From Monday until Wednesday. the former president will lie in state in the US Capitol, where the public can pay their respects. After the funeral in Washington, his remains will be returned to Houston, Texas, where he will again lie in repose before a second memorial on Thursday.

He will be buried at the George HW Bush presidential library in College Station, Texas. Mr Bush’s wife Barbara and their daughter Robin – who died of leukaemia at the age of three – are also buried there.

Loss to Clinton

A second World War veteran and former head of the CIA, Mr Bush was president of the US from 1989 to 1993. Though easily elected in late 1988 after he clinched the Republican nomination – having served as Ronald Reagan’s vice-president – he failed to win a second term, losing to Arkansas governor Bill Clinton in the 1992 election amid an economic slowdown in the US.

His main achievements were in areas of foreign policy. He ordered American military interventions in three countries – Panama, in an attempt to remove dictator Manuel Noriega, who had been indicted in the US on drug charges; Somalia, an intervention he ordered in the final days of his presidency; and Iraq.

The latter, his war on Saddam Hussein over the August 1990 invasion of Kuwait, is the best remembered of these. Mr Bush announced the beginning of Operation Desert Storm in a live address to the nation in 1991. The war finished six weeks later. The president resisted calls to topple Saddam Hussein, though his son George W Bush would again send US troops to the region 12 years later to pursue that task.

The 41st president of the US was also remembered for his role in ushering in stability after the end of the Cold War, and helping to oversee the reunification of Germany.

“George Bush recognised and understood our desire for the unity of Germany,” German chancellor Angela Merkel said at the G20 summit on Saturday. “I mourn George Bush, the 41st president of the United States, as the chancellor of the German Federal Republic but also as a German who, without the results of his policies, would hardly be standing here.”

Charity work

Mr Bush spent most of his life after the presidency in Houston. He remained a much-loved figure and was heavily involved in charity work.

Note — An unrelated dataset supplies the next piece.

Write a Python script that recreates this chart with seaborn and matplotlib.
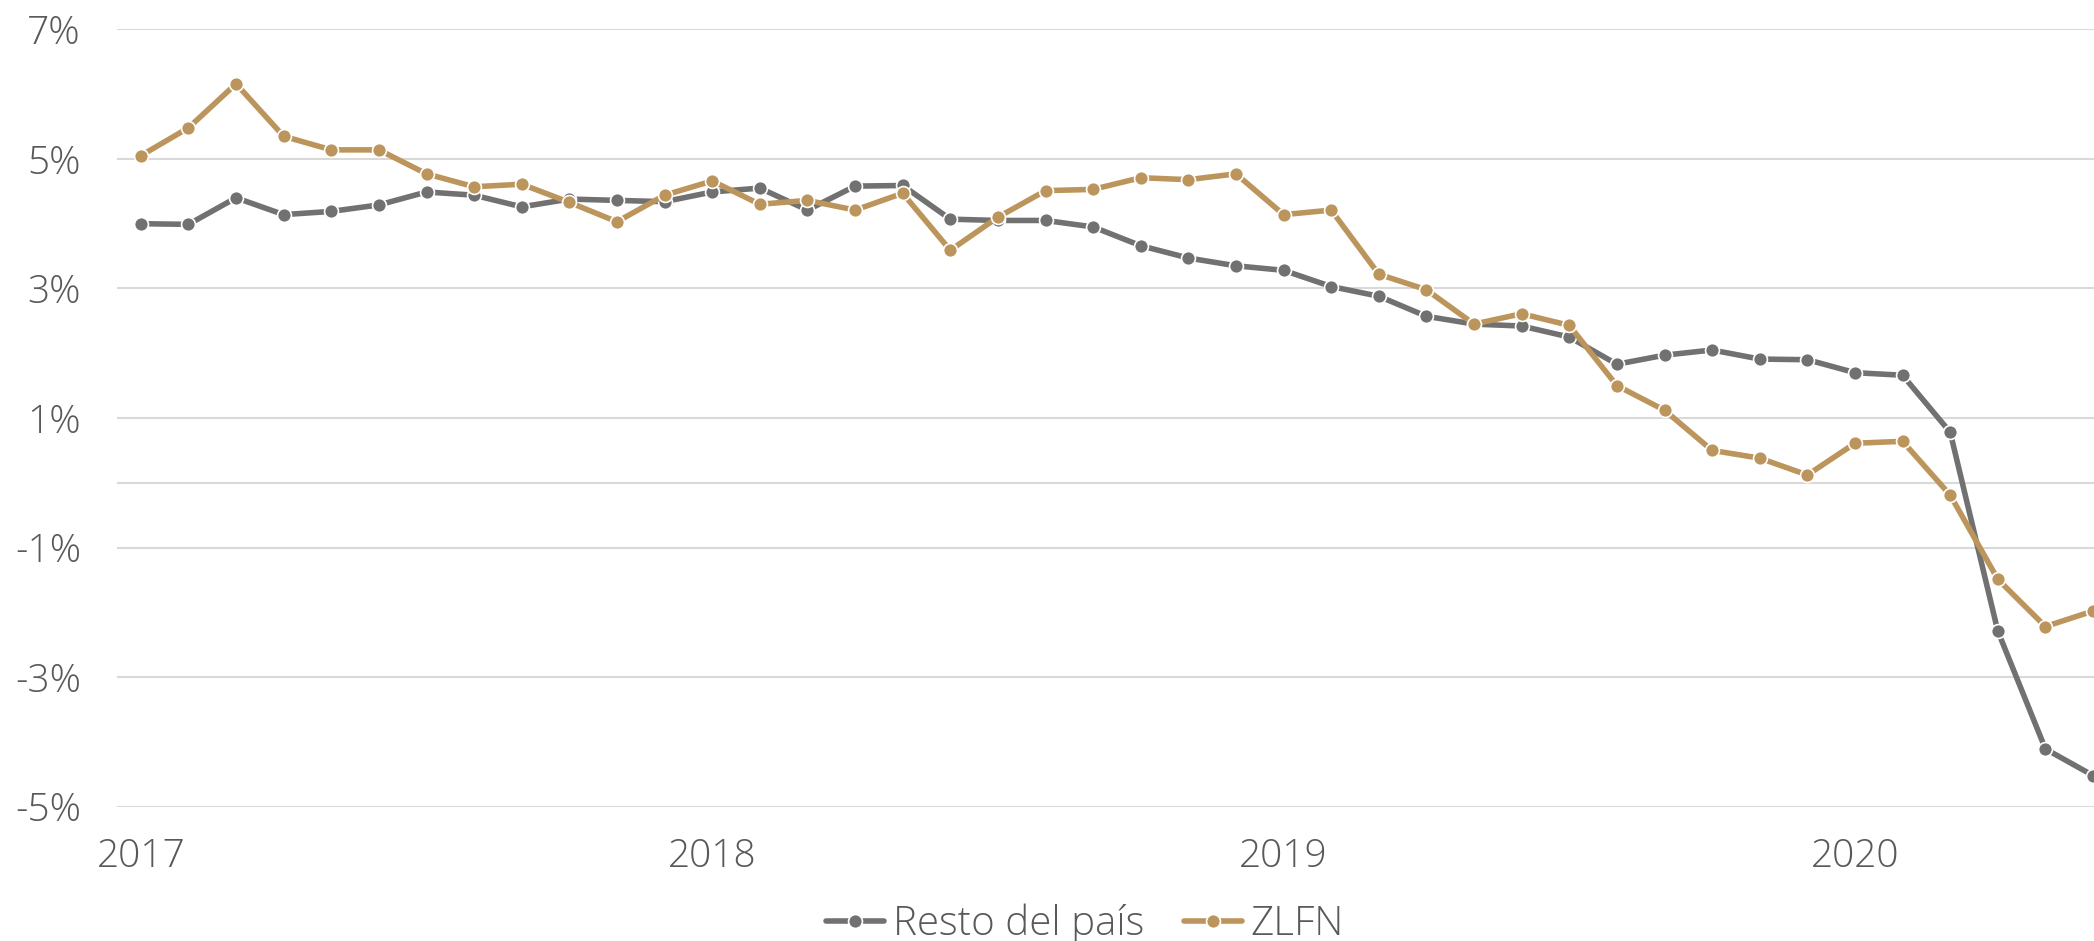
import pandas as pd
import matplotlib.pyplot as plt
import seaborn as sns
from matplotlib.lines import Line2D
from matplotlib.ticker import FuncFormatter

# Monthly data, Jan 2017 - Jun 2020 (annual % change)
months = pd.date_range("2017-01-01", periods=42, freq="MS")

resto = [4.00, 3.99, 4.40, 4.14, 4.19, 4.29, 4.49, 4.44, 4.26, 4.38, 4.36, 4.34,
         4.49, 4.55, 4.21, 4.58, 4.59, 4.07, 4.05, 4.05, 3.95, 3.66, 3.47, 3.35,
         3.28, 3.03, 2.88, 2.57, 2.45, 2.42, 2.25, 1.83, 1.97, 2.05, 1.91, 1.90,
         1.70, 1.66, 0.78, -2.29, -4.11, -4.52]

zlfn = [5.05, 5.48, 6.16, 5.35, 5.14, 5.14, 4.77, 4.57, 4.61, 4.33, 4.03, 4.44,
        4.66, 4.30, 4.36, 4.21, 4.47, 3.59, 4.10, 4.51, 4.53, 4.71, 4.68, 4.77,
        4.14, 4.21, 3.22, 2.98, 2.45, 2.61, 2.43, 1.50, 1.12, 0.50, 0.38, 0.12,
        0.61, 0.64, -0.19, -1.49, -2.22, -1.98]

series_names = ["Resto del país", "ZLFN"]
colors = {"Resto del país": "#717171", "ZLFN": "#BC955C"}
year_ticks = [0, 12, 24, 36]
year_labels = ["2017", "2018", "2019", "2020"]
y_ticks = [-5, -3, -1, 1, 3, 5, 7]

df = pd.DataFrame({
    "pos": list(range(len(months))) * 2,
    "valor": resto + zlfn,
    "serie": [series_names[0]] * len(resto) + [series_names[1]] * len(zlfn),
})

sns.set_style("white")
plt.rcParams["font.family"] = ["Open Sans", "DejaVu Sans"]
text_color = "#595959"
grid_color = "#D9D9D9"

W, H = 2094, 941
fig = plt.figure(figsize=(W / 100, H / 100), dpi=100)
ax = fig.add_axes([117 / W, (H - 806.6) / H, (W - 117) / W, 777.2 / H])

# gridlines plus the zero axis line
for y in y_ticks + [0]:
    ax.axhline(y, color=grid_color, lw=1.5, zorder=0)

sns.lineplot(data=df, x="pos", y="valor", hue="serie", hue_order=series_names,
             palette=colors, marker="o", markersize=10, markeredgecolor="white",
             markeredgewidth=1.2, linewidth=4, legend=False, ax=ax)

ax.set_xlim(-0.5, 41.02)
ax.set_ylim(-5, 7)
ax.set_yticks(y_ticks)
ax.yaxis.set_major_formatter(FuncFormatter(lambda v, p: f"{v:.0f}%"))
ax.set_xticks(year_ticks)
ax.set_xticklabels(year_labels)
ax.set_xlabel("")
ax.set_ylabel("")
ax.grid(False)
for s in ax.spines.values():
    s.set_visible(False)
ax.tick_params(axis="y", length=0, pad=26, labelsize=28, labelcolor=text_color)
ax.tick_params(axis="x", length=0, pad=22, labelsize=28, labelcolor=text_color)
for lab in ax.get_xticklabels() + ax.get_yticklabels():
    lab.set_fontweight("light")

handles = [Line2D([], [], color=colors[n], lw=4, marker="o", markersize=10,
                  markeredgecolor="white", markeredgewidth=1.2) for n in series_names]
leg = fig.legend(handles, series_names, loc="center", bbox_to_anchor=(1085 / W, (H - 924) / H),
                 ncol=2, frameon=False, fontsize=29, handlelength=1.45, handletextpad=0.2,
                 columnspacing=1.0, borderpad=0)
for t in leg.get_texts():
    t.set_color(text_color)
    t.set_fontweight("light")

fig.savefig("out.png", dpi=100)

For a CNN documentary broadcast last year he returned to the Japanese island where his fighter aircraft had been shot down during the second World War. His two comrades died after the aircraft caught fire over the Pacific, but the then 20-year-old Bush parachuted off and was picked up by a US submarine.

Other former US presidents also paid tribute to Mr Bush. Bill Clinton described his friendship with Mr Bush as “one of the great gifts of my life”, referencing the famous note left by Mr Bush to his successor in the Oval Office.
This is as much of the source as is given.